Até um pássaro desavisado que porventura estivesse sobrevoando o estádio Olímpico naquele momento saberia que estava para ocorrer ali um evento épico, bem ao gosto daquele povo habituado às guerras e revoluções.
A força dessa tradição guerreira, misturada à carga dramática que o futebol adquire no Brasil em momentos de crise, fizeram esquecer o prosaísmo essencial da partida (era, afinal, apenas um jogo do meio das eliminatórias, contra um adversário mediano, desfalcado de meio time).
Mas o que são os fatos comezinhos diante do mito? Para os 50 mil torcedores que lotaram o Olímpico, Tinga era a versão negra do deus Marte, e Roberto Carlos era o veloz Mercúrio, com o logotipo da Nike fazendo as vezes das asinhas de seus pés.
O único perigo, para o Brasil, era toda essa eletricidade emitida pela arquibancada converter-se, ao chegar no campo, em ansiedade e nervosismo. Para felicidade geral da nação, o gol brasileiro nos primeiros cinco minutos.
Além de aliviar a tensão, o gol parecia confirmar o acerto da intuição de Felipão ao escalar Marcelinho em vez de Leonardo. Já que falamos em eletricidade, é como se o primeiro jogasse na voltagem 220, e o segundo, na 110.
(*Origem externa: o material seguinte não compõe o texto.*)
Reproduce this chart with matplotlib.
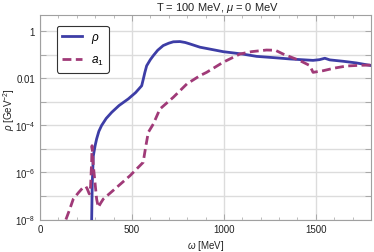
import numpy as np
import matplotlib
matplotlib.use("Agg")
import matplotlib.pyplot as plt
from matplotlib.ticker import FixedLocator, FuncFormatter

plt.rcParams['font.family'] = ['Liberation Sans', 'DejaVu Sans']
plt.rcParams['mathtext.fontset'] = 'custom'
plt.rcParams['mathtext.it'] = 'Liberation Sans:italic'
plt.rcParams['mathtext.rm'] = 'Liberation Sans'

# rho spectral function (omega in MeV, log10 rho)
rho_w = [281, 284, 290, 300, 308, 320, 335, 360, 390, 430, 480, 520, 553, 562, 570, 580,
         600, 616, 640, 670, 700, 725, 761, 790, 815, 870, 950, 996, 1100, 1178, 1280,
         1359, 1420, 1485, 1520, 1549, 1576, 1650, 1721, 1800]
rho_log = [-8.0, -6.5, -5.29, -4.85, -4.57, -4.25, -4.0, -3.7, -3.44, -3.15, -2.87, -2.6,
           -2.31, -2.02, -1.75, -1.46, -1.2, -1.03, -0.8, -0.6, -0.5, -0.44, -0.43, -0.47,
           -0.53, -0.67, -0.79, -0.86, -0.96, -1.06, -1.12, -1.17, -1.2, -1.23, -1.2, -1.14,
           -1.21, -1.27, -1.34, -1.45]

# a1 spectral function
a1_w = [141, 160, 181, 210, 235, 250, 257, 268, 275, 281, 283, 290, 300, 308, 317, 330,
        344, 400, 489, 561, 575, 589, 616, 652, 725, 799, 870, 906, 996, 1087, 1150,
        1232, 1280, 1322, 1413, 1467, 1485, 1540, 1600, 1667, 1740, 1800]
a1_log = [-8.0, -7.6, -7.13, -6.85, -6.63, -6.6, -6.7, -6.91, -6.6, -5.5, -4.86, -5.71,
          -6.5, -7.13, -7.48, -7.3, -7.13, -6.75, -6.14, -5.57, -4.9, -4.29, -3.94, -3.3,
          -2.8, -2.23, -1.88, -1.74, -1.31, -0.96, -0.86, -0.79, -0.8, -0.96, -1.24, -1.45,
          -1.74, -1.67, -1.56, -1.47, -1.44, -1.43]

xticks = [0, 500, 1000, 1500]
ydecades = list(range(-8, 1))

blue = '#3d3da6'
purple = '#a03a78'
gridc = '#dcdcdc'
framec = '#a0a0a0'

fig = plt.figure(figsize=(3.74, 2.53), dpi=100)
ax = fig.add_axes([40/374, 1 - 220.5/253, (371-40)/374, (220.5-16)/253])

ax.plot(rho_w, 10**np.array(rho_log), color=blue, lw=2.0, label=r'$\rho$', zorder=3)
ax.plot(a1_w, 10**np.array(a1_log), color=purple, lw=2.0, ls=(0, (3.2, 1.6)),
        label=r'$a_1$', zorder=3)

ax.set_yscale('log')
ax.set_xlim(0, 1800)
ax.set_ylim(1e-8, 10**0.7)

ax.xaxis.set_major_locator(FixedLocator(xticks))
ax.xaxis.set_minor_locator(FixedLocator([v for v in range(100, 1800, 100) if v % 500]))
ax.yaxis.set_major_locator(FixedLocator([10.0**d for d in ydecades]))
ax.yaxis.set_minor_locator(FixedLocator([]))

def yfmt(v, pos):
    d = int(round(np.log10(v)))
    if d % 2:
        return ''
    if d == 0:
        return '1'
    if d == -2:
        return '0.01'
    return r'$10^{%d}$' % d
ax.yaxis.set_major_formatter(FuncFormatter(yfmt))

ax.grid(True, which='major', color=gridc, lw=1.0, zorder=0)
ax.set_axisbelow(True)

for s in ax.spines.values():
    s.set_color(framec)
    s.set_linewidth(0.8)

ax.tick_params(which='both', direction='in', top=True, right=True, colors=framec,
               labelcolor='#222222', labelsize=7)
ax.tick_params(which='major', length=4, width=0.6)
ax.tick_params(which='minor', length=2, width=0.5)
ax.tick_params(axis='x', pad=3)

ax.set_xlabel(r'$\omega$ [MeV]', fontsize=7, color='#222222', labelpad=3)
ax.set_ylabel(r'$\rho$ [GeV$^{-2}$]', fontsize=7, color='#222222', va='center')
ax.yaxis.set_label_coords((9 - 40) / 331, (220.5 - 110) / 204.5)

fig.text(218/374, 1 - 8/253, r'T = 100 MeV, $\mu$ = 0 MeV', ha='center', va='center',
         fontsize=8, color='#222222')

leg = ax.legend(loc='upper left', bbox_to_anchor=((57-40)/331, (220.5-27)/204.5),
                fontsize=8.5, frameon=True, fancybox=True, handlelength=1.7,
                borderpad=0.45, labelspacing=0.75, handletextpad=0.7, borderaxespad=0)
leg.get_frame().set_edgecolor('#333333')
leg.get_frame().set_linewidth(0.8)
leg.get_frame().set_facecolor('white')
leg.get_frame().set_alpha(1)

fig.savefig('out.png', dpi=100)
Depois do gol, o Brasil pouco fez. Deixou de lado a marcação por pressão e permitiu algumas estocadas do Paraguai. No segundo tempo, o Paraguai voltou com tudo, e o Brasil se encolheu mais.
Os nossos defeitos ficaram mais visíveis: insegurança e indecisão entre os três zagueiros; ineficiência de Roque Júnior como líbero; falta de criatividade do meio-de-campo; previsibilidade das jogadas de ataque, mitigada apenas em parte pelas trocas de posição entre Marcelinho e Rivaldo.
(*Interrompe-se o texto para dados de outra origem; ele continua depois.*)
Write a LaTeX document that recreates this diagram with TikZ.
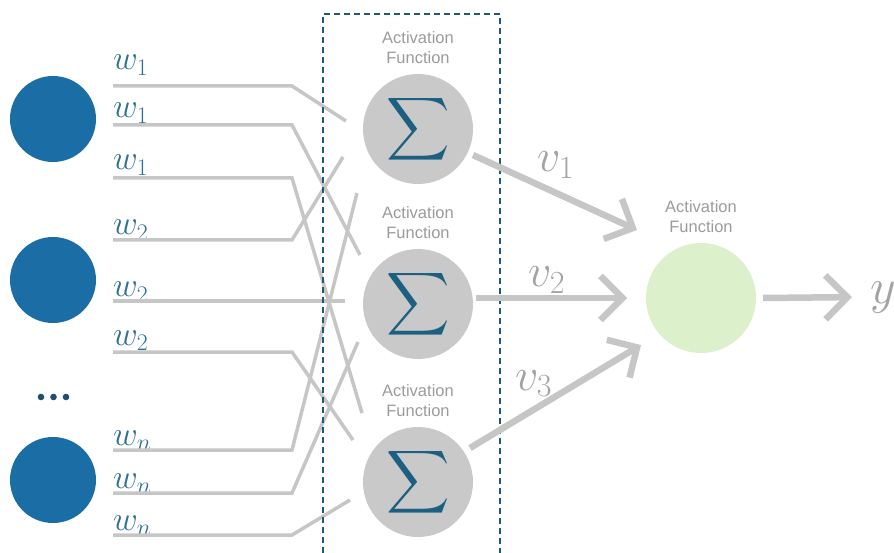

Resultado: o Paraguai chegou com perigo pelo menos três vezes, e a torcida começou mostrar insatisfação. Aos dez minutos, pedia Denílson. A vitória já não bastava, clamava-se por bom futebol.
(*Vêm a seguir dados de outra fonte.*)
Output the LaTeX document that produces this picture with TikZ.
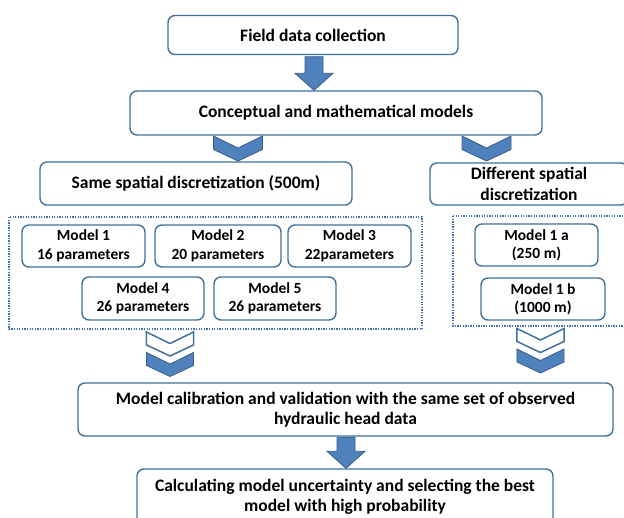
\documentclass[tikz,border=0pt]{standalone}
\usepackage{fontspec}
\setmainfont{Carlito}
\usetikzlibrary{calc}
\definecolor{boxline}{RGB}{65,113,156}
\definecolor{arrowfill}{RGB}{79,129,189}
\definecolor{arrowline}{RGB}{56,93,138}
\definecolor{dotline}{RGB}{68,114,176}
\tikzset{
  stepbox/.style={draw=boxline, line width=1.4pt, rounded corners=7pt, fill=white,
    align=center, inner sep=0pt, font=\bfseries\fontsize{17.5}{20.5}\selectfont},
  modelbox/.style={stepbox, font=\bfseries\fontsize{15.5}{18.5}\selectfont},
  dotbox/.style={draw=dotline, line width=1.3pt, dash pattern=on 1.3pt off 1.3pt},
  blockarrow/.style={fill=arrowfill, draw=arrowline, line width=0.8pt, line join=miter},
  chevblue/.style={fill=arrowfill, draw=arrowline, line width=0.8pt},
  chevwhite/.style={fill=white, draw=boxline, line width=1.5pt},
  chevron/.pic={\path[pic actions] (-24.5,0) -- (0,12) -- (24.5,0) -- (24.5,13.5) -- (0,25) -- (-24.5,13.5) -- cycle;}
}
\begin{document}
\begin{tikzpicture}[x=1pt,y=-1pt]
\clip (0,0) rectangle (624,517);
\fill[white] (0,0) rectangle (624,517);

% top boxes
\node[stepbox, minimum width=290pt, minimum height=39pt] (field) at (313,35) {Field data collection};
\node[stepbox, minimum width=412pt, minimum height=44pt] (concept) at (336,113) {Conceptual and mathematical models};
\node[stepbox, minimum width=312pt, minimum height=43pt] (same) at (196,183.5) {Same spatial discretization (500m)};
\node[stepbox, minimum width=198pt, minimum height=42pt] (diff) at (529,184) {Different spatial\\discretization};

% dotted groups
\draw[dotbox] (9,217) rectangle (422,329);
\coordinate (dotL) at (9,217);
\draw[dotbox] (453,216) rectangle (640,326);
\coordinate (dotR) at (453,216);

% models
\node[modelbox, minimum width=123pt, minimum height=42pt] (m1) at (83.5,246) {Model 1\\16 parameters};
\node[modelbox, minimum width=126pt, minimum height=42pt] (m2) at (218,246) {Model 2\\20 parameters};
\node[modelbox, minimum width=123pt, minimum height=42pt] (m3) at (349.5,246) {Model 3\\22parameters};
\node[modelbox, minimum width=122pt, minimum height=43pt] (m4) at (143,298.5) {Model 4\\26 parameters};
\node[modelbox, minimum width=122pt, minimum height=43pt] (m5) at (275,298.5) {Model 5\\26 parameters};
\node[modelbox, minimum width=123pt, minimum height=42pt] (m1a) at (536.5,245) {Model 1 a\\(250 m)};
\node[modelbox, minimum width=124pt, minimum height=42pt] (m1b) at (543,299) {Model 1 b\\(1000 m)};

% bottom boxes
\node[stepbox, minimum width=535pt, minimum height=53pt] (calib) at (345.5,409.5) {Model calibration and validation with the same set of observed\\hydraulic head data};
\node[stepbox, minimum width=416pt, minimum height=56pt] (calc) at (345,497) {Calculating model uncertainty and selecting the best\\model with high probability};

% block arrows
\coordinate (a1s) at ($(field.south)+(1,1.5)$);
\coordinate (a1e) at (a1s |- concept.north);
\path[blockarrow] ($(a1s)+(-9,0)$) -- ($(a1s)+(9,0)$) -- ($(a1e)+(9,-17)$) -- ($(a1e)+(19,-17)$) -- (a1e) -- ($(a1e)+(-19,-17)$) -- ($(a1e)+(-9,-17)$) -- cycle;

\coordinate (a2s) at ($(calib.south)+(0.5,0.5)$);
\coordinate (a2e) at (a2s |- calc.north);
\path[blockarrow] ($(a2s)+(-9,0)$) -- ($(a2s)+(9,0)$) -- ($(a2e)+(9,-17)$) -- ($(a2e)+(19,-17)$) -- (a2e) -- ($(a2e)+(-19,-17)$) -- ($(a2e)+(-9,-17)$) -- cycle;

% single chevrons under concept
\coordinate (chL) at (238,136);
\coordinate (chR) at (486.5,136);
\pic[chevblue] at (chL) {chevron};
\pic[chevblue] at (chR) {chevron};

% double chevrons
\coordinate (dcL) at (170,332);
\coordinate (dcR) at (540.5,328.5);
\pic[chevwhite, scale=0.96] at (dcL) {chevron};
\pic[chevblue, scale=0.96] at ($(dcL)+(0,20.5)$) {chevron};
\pic[chevwhite, scale=0.96] at (dcR) {chevron};
\pic[chevblue, scale=0.96] at ($(dcR)+(0,20.5)$) {chevron};
\end{tikzpicture}
\end{document}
Era como se os torcedores dissessem, como os Titãs: "A gente não quer só comida, a gente quer comida, diversão e arte".
Felipão afagou com uma mão e apedrejou com a outra: para colocar Denílson, tirou Marcelinho, um dos xodós da torcida gremista, e ouviu um coro de "burro".
Minutos depois, Denílson deu um gol a Rivaldo, e os gaúchos voltaram a ser apenas brasileiros. Foi uma jogada tão linda que tive vontade de dizer, como Nelson Rodrigues dizia de Garrincha: "Os que negam Denílson têm a aridez de três desertos".
Depois disso, o jogo ficou catimbado e confuso de parte a parte. Emoção só quando Marcos quase deu um gol aos paraguaios.
Assistir à jornada de ontem no Olímpico foi uma dessas experiências que nos fazem perguntar o que é, afinal, ser brasileiro.
Pois é intrigante esse nacionalismo no Estado que mais lutou, ao longo da história, para se separar do país. E mais ainda na cidade que há mais de uma década é símbolo de oposição ao governo sediado em Brasília. As "correntes pra frente" já não são sinônimo de adesão aos donos do poder.